Kevin Sawatsky, the dean of TWU’s school of business, worked closely with Kenley in the mid-1990s. He says the professor who was one of the founders of the business program left his stamp on the school by tapping into the same drive and vision that helped him complete his seemingly impossible ‘extracurricular’ project.
“He wasn’t flamboyant but one of the most consistent, hard working and dedicated people I knew,” says Sawatsky. “He would put hundreds of hours into a project. He deserves a lot of credit for the quality of the school of business we have now.”
The dean recalls the first time he saw the shelter. He and his wife had dinner at the Snyders’ and were then invited to take the requisite post-dessert tour.

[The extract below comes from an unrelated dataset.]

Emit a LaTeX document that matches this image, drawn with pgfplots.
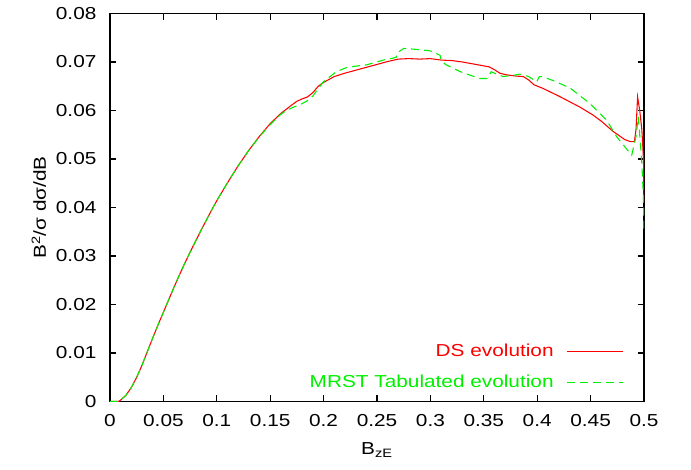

Sawatsky had heard a lot about the place already and recalls scurrying down a tunnel to a sterile eight-by-eight concrete room. “I remember thinking, ‘this isn’t much,'” he says.
However, after waiting a few minutes for full effect, Kenley then pushed a button that led to the second floor, which in turn led to several subsequent self-contained levels. Like many others before him, Sawatsky quickly changed his mind.
People who do things differently especially on the scale that Kenley Snyder did things are often relegated to the fringes. We attach catch-all words (like ‘eccentric’) to them, in order to categorize their complex behaviour.
To describe Kenley Snyder as merely eccentric would not do justice to a man whose character, in many ways, had a lot in common with the physical structure below his home. A structure that had many layers, levels that had to be explored had to be seen to really be understood.